Nestled in the sequestered hills of Wilton, New Hampshire, The High Mowing Boarding School is a place founded on community, diversity, love, and individualism. Based on the principles of Waldorf education by the german philosopher Rudolf Steiner, the school offers a plethora of courses that are tightly knit with traditions upheld since the schools founding in 1942. In March, every practice that made High Mowing so attractive to students and parents was put in question.
With a campus encompassing 300 acres of woods, beautiful landscaping, and hiking trails, the school’s leadership was at a crossroads trying to decide how to reopen during a pandemic while keeping the school spirit alive, and ensuring the safety of a population of over 200 staff, faculty, and students.
“HMS faculty discovered that they enjoy teaching outdoors – multiple opportunities to recreate the curriculum with ready access to the outdoors,” said Geraldine Kline, the head of the school. “The resilience of students is also very impressive. The habit of providing comfort at all costs turns out to be unnecessary.”
With a committee consisting of four members, the head of school, program coordinator, director of finance and campus operations, and the school nurse, an already tightly knit community had to pull together and reinvent a learning environment and restructure the curriculum in a classroom with no walls.
While well-seasoned High Mowing seniors are used to extraordinary proceedings on campus, even this new way of learning called for them to adjust upon returning to campus in late August..
“The good thing about it is that while it is still such a bizarre and new environment for teachers and students alike, there are so many different opportunities for teachers to utilize their surroundings,” said Michaela Watkins, a senior at the high school.
Approaching the new curriculum with an open mind, Watkins still recognized the drawbacks that come with a pandemic-controlled school environment. In order to stay safe, the school gave up many traditions like Sunday chapel, student-led shows, and interdisciplinary events that were impossible to be transferred to a safe environment. A significant reduction in available classes and the dread of moving to online learning in winter is a concern not only students share.
“This distance learning is a great medium for giving information, but a very poor medium for actually educating students,” said Robert Sim, the freshman class teacher at High Mowing. “Education has nothing to do with transcripts and testing, but rather the development of these young people, and we really need human contact for that.”
In order to keep the in-person contact present and safe, first order of business was the division of faculty and students into cohort pods which meant the boarding population was able to freely socialize on campus, safely quarantine, and attend the usual outdoor activities. The day-student population could follow the same plan separately. Teacher groups were also assigned to different cohorts to stay with them throughout the trimester to avoid cross-contamination.
“I think it is happening in many other places, provided that the adults are creative, flexible, animated by, and faithful to the mission of their organization,” Said Kline. “HMS is very strong in this regard.”
With the cohort plan being set in place back in August, the deadline of summer ending was fast approaching with no outdoor classroom system in-place.
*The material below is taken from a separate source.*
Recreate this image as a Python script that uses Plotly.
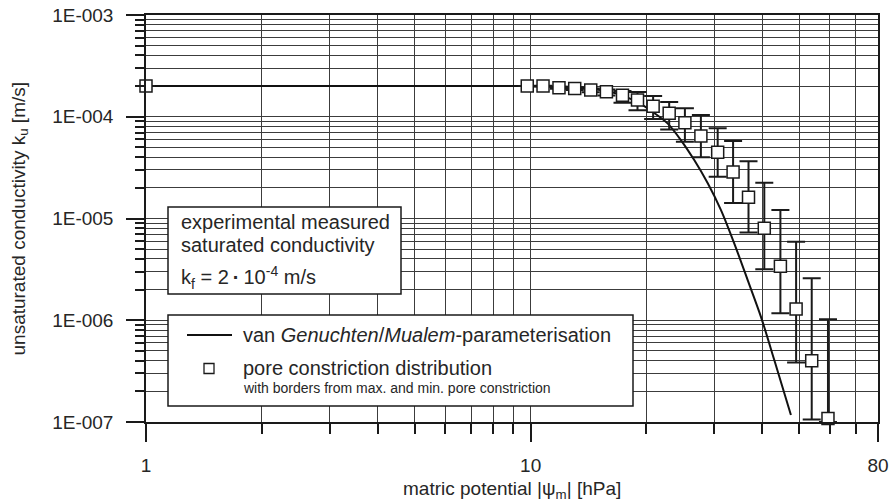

Being natural swamp yankees, the in-house maintenance crew designed and built outdoor tents for the lower school, ordered pre-made tents for the high school, and prepared the land to safely welcome a population of 128 students back to campus. Being confined to months of quarantine in various conditions, the boarding population consisting of 61 students was also ready to return to a way of attending school they have never experienced before.
“And here they were now, back at High Mowing and they were outdoors all day. You could just see the color return back to their cheeks,” said Colleen O’Connors, a teacher and student mentor at the school.
With classrooms moving into tents, being held on fields, and not having access to the familiar chair and desk, the question of movement and portability became a key issue – a challenge that the faculty was quick to overcome.
“Before we even had this whole tent idea we were looking at what the needs of our classroom were and it just popped out of my mouth: lap desks,” said O’Connors. “Pretty soon we found ourselves in the material studio making 120 lap desks according to our own model.”
While High Mowing is dedicated to staying in a safe, in-person outdoor classroom, the move to online education is inevitable with the winter fast approaching. Every class moving back to distance learning means giving up even more traditions and the in-person touch until January. Hoping to one day not be forced to teach in a pandemic-driven classroom, High Mowing staff and faculty hope to take some of the positive lessons learned and bring them into the future; outdoor classrooms possibly being one of them.
“I think an empty classroom is like an empty sheet of paper, or a blackboard that doesn’t have anything on it yet,” said O’Connors. “I personally think it’s wonderful to have those kinds of options.”